[Exercise prompt]
Below, find the line containing "Give me the matplotlib source for this chart." and the line containing "1.80, 0.82, 1.31]"; reproduce exactly those two and every line between them, omitting pictures.

[Extracted data entries]
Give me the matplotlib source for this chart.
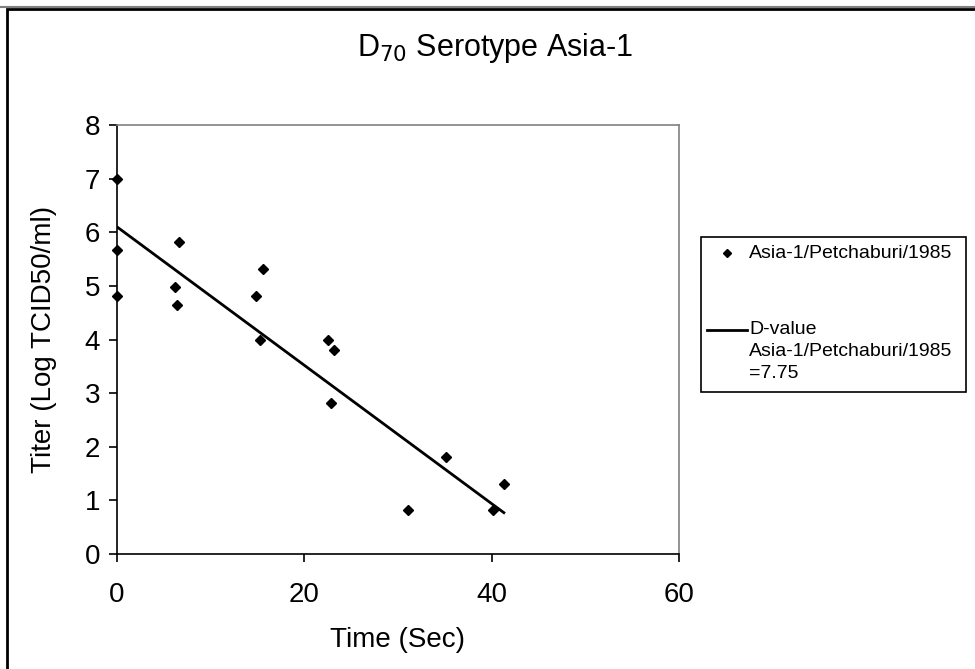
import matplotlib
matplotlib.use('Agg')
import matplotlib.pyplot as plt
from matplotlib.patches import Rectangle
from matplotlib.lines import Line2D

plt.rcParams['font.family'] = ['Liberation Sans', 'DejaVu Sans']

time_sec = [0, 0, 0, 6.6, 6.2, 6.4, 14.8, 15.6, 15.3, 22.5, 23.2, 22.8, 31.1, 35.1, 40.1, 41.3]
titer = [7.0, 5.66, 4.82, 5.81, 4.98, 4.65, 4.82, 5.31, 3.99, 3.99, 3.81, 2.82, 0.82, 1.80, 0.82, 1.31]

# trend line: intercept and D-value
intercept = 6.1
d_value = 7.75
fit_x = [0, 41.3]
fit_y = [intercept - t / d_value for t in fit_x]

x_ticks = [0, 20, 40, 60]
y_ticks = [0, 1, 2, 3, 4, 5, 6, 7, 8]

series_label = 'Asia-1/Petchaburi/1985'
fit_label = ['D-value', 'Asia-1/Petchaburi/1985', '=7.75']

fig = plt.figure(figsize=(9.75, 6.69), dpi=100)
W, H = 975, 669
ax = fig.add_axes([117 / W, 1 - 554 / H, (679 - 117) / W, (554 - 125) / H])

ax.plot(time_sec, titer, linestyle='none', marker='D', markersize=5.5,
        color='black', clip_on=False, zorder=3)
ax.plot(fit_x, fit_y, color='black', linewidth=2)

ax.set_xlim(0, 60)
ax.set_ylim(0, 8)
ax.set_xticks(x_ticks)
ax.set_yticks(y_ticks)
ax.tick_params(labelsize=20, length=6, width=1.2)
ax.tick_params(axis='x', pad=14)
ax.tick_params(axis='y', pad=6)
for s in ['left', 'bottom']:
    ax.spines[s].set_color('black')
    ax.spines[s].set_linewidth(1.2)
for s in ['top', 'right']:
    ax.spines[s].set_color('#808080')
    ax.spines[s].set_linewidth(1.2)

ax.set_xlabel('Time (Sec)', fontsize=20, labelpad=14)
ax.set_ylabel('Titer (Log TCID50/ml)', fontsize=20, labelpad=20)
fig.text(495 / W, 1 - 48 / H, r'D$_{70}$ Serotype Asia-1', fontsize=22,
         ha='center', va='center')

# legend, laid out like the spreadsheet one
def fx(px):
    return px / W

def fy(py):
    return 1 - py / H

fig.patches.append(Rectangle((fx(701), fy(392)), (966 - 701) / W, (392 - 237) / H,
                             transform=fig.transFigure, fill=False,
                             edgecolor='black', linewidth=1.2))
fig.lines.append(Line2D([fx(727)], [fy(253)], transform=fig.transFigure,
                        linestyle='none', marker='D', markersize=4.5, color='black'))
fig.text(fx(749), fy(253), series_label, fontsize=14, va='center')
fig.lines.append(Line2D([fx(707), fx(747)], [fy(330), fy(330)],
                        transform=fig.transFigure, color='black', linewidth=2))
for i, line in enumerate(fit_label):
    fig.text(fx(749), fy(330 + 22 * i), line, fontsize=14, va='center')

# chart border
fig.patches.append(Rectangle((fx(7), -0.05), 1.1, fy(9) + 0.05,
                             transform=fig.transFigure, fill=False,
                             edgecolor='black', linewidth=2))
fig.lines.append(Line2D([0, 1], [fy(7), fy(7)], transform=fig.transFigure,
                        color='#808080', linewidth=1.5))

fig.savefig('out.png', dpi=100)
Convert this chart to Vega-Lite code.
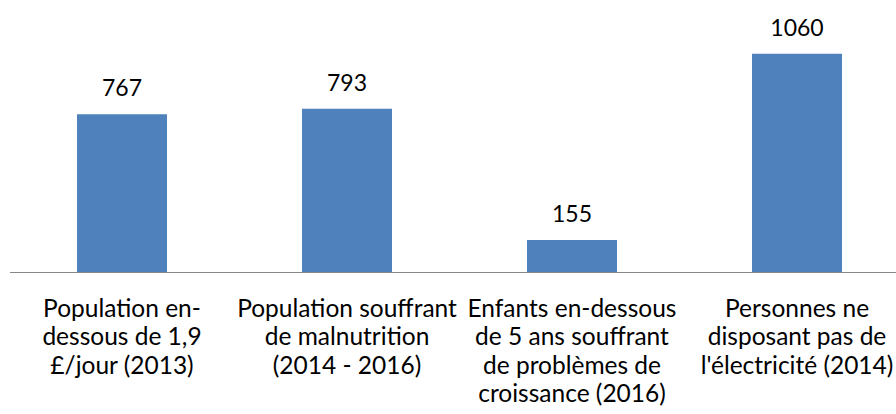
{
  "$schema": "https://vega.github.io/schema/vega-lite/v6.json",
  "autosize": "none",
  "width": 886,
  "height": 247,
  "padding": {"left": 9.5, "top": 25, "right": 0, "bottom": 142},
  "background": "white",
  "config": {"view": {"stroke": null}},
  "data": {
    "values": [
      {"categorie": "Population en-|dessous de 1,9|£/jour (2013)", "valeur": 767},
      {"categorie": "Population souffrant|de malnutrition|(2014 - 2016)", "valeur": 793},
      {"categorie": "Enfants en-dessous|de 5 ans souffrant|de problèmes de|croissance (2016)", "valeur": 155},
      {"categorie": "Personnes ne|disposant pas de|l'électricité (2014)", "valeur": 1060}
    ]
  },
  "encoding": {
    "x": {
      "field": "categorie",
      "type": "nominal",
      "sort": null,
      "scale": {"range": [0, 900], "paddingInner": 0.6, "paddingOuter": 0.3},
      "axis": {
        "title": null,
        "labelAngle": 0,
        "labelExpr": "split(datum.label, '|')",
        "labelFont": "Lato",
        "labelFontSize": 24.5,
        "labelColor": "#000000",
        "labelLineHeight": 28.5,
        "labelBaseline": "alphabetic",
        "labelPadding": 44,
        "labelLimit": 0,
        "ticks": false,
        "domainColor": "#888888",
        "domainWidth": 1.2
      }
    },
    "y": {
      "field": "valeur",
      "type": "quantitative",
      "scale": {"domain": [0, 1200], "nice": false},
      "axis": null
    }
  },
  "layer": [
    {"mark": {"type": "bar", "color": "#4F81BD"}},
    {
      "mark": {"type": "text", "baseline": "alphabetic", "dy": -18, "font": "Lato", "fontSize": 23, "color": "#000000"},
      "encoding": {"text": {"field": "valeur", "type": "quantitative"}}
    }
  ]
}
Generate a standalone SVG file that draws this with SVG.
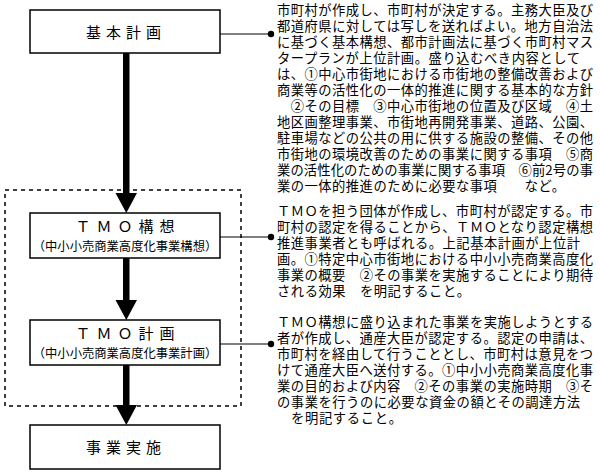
---
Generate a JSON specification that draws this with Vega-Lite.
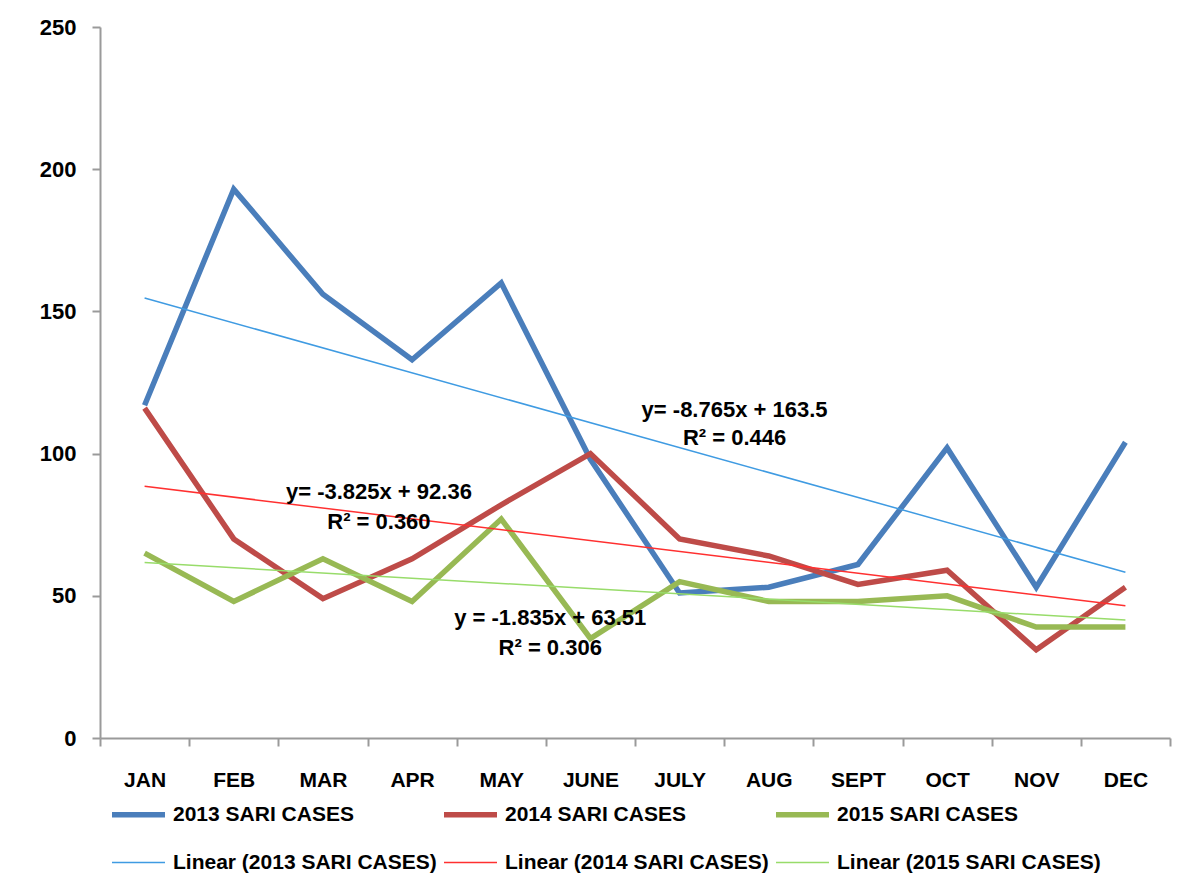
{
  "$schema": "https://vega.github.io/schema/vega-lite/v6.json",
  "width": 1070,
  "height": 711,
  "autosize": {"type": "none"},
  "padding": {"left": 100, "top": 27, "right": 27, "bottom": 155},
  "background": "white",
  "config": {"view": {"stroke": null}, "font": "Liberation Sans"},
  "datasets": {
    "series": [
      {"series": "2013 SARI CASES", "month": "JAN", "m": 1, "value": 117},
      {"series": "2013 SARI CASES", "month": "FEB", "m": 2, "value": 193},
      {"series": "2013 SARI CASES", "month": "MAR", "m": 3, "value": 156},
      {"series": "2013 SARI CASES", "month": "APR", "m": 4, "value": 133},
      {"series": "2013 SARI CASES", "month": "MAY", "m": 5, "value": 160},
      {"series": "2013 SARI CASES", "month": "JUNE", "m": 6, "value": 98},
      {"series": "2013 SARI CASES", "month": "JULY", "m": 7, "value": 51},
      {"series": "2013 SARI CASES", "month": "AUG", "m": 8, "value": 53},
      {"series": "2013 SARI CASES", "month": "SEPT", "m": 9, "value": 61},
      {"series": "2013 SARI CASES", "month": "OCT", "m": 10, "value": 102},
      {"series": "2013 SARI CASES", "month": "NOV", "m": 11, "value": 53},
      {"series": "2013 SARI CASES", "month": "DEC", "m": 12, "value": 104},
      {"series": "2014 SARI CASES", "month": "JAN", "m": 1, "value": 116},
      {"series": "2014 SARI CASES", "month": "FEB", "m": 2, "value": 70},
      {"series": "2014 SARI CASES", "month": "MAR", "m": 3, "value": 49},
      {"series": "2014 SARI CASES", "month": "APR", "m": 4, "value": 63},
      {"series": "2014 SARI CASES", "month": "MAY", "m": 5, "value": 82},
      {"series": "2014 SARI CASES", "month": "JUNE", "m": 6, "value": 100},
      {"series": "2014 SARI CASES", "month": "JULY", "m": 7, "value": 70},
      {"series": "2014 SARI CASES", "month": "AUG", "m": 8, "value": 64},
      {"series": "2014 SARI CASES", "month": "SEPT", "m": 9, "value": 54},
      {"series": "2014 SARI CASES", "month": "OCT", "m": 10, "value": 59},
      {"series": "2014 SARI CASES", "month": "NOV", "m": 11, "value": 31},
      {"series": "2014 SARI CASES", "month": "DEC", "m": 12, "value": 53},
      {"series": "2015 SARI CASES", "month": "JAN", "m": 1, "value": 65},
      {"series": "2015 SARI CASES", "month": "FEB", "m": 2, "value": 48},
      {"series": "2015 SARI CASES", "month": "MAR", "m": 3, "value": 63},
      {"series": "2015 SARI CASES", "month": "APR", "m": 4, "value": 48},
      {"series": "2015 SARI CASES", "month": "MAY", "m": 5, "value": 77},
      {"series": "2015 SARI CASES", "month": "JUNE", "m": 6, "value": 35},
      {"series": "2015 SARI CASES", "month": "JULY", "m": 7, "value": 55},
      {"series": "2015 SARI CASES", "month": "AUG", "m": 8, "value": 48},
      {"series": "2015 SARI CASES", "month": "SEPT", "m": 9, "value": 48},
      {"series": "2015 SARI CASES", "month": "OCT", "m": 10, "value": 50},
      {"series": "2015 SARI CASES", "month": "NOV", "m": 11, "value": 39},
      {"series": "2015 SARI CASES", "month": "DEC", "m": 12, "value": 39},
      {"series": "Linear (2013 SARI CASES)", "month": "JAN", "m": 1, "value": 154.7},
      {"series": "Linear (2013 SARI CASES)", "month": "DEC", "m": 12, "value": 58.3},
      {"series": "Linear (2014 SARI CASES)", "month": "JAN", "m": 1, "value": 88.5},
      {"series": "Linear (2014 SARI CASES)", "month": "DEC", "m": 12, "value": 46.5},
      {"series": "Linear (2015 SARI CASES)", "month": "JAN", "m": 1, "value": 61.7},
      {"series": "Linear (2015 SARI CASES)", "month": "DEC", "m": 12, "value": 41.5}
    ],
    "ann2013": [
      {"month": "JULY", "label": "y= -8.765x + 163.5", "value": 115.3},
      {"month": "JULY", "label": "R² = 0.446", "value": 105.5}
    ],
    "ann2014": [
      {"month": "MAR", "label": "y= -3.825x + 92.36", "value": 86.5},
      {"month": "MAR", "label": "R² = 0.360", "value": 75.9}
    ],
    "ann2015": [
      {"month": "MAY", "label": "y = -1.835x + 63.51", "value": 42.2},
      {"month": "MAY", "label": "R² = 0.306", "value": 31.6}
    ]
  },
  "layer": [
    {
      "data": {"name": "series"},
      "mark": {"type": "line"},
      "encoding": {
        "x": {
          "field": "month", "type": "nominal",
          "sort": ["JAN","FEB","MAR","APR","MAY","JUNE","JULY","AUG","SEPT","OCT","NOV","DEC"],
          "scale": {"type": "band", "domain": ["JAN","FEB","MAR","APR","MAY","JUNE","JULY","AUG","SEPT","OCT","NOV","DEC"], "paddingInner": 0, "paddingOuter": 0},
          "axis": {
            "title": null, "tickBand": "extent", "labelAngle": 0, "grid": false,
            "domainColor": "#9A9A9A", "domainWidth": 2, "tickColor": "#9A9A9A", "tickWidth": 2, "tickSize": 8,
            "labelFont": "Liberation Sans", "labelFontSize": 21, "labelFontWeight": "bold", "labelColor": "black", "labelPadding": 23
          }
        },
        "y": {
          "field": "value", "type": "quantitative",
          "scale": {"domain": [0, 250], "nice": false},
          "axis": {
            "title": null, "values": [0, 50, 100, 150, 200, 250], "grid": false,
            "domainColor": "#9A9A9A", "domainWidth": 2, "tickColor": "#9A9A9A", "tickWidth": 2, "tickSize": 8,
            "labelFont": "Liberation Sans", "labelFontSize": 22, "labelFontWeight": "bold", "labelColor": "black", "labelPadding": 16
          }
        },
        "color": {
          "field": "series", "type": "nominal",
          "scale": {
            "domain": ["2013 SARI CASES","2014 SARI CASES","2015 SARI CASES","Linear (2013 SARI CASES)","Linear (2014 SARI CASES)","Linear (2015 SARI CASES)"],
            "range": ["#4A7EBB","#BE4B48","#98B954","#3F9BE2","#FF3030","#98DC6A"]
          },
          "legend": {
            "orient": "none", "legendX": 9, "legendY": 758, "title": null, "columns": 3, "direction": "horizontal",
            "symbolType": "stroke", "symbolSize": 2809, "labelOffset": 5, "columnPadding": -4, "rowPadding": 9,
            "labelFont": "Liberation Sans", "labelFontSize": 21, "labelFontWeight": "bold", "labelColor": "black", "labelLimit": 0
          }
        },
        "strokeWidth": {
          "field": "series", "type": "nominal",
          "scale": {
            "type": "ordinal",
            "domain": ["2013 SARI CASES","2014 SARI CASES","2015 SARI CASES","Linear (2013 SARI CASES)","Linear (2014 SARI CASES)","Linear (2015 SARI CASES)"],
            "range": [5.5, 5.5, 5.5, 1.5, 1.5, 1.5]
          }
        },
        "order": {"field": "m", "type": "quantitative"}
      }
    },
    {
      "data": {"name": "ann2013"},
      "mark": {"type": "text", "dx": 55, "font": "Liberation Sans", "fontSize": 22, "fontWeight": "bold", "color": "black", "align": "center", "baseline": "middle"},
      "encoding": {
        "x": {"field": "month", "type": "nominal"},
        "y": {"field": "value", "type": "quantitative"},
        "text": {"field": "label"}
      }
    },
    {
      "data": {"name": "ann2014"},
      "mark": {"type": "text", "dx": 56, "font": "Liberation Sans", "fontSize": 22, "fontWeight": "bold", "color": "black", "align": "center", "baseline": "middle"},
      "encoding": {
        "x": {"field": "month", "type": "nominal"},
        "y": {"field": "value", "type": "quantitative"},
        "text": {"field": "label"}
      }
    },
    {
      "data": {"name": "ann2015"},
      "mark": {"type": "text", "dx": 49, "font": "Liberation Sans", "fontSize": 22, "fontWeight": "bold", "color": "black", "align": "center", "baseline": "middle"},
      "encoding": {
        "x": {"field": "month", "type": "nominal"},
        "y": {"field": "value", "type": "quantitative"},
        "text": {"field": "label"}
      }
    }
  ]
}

[Response to the exercise]
Give me the matplotlib source for this chart.
import matplotlib
matplotlib.use('Agg')
import matplotlib.pyplot as plt
from matplotlib.patches import Rectangle
from matplotlib.lines import Line2D

plt.rcParams['font.family'] = ['Liberation Sans', 'DejaVu Sans']

time_sec = [0, 0, 0, 6.6, 6.2, 6.4, 14.8, 15.6, 15.3, 22.5, 23.2, 22.8, 31.1, 35.1, 40.1, 41.3]
titer = [7.0, 5.66, 4.82, 5.81, 4.98, 4.65, 4.82, 5.31, 3.99, 3.99, 3.81, 2.82, 0.82, 1.80, 0.82, 1.31]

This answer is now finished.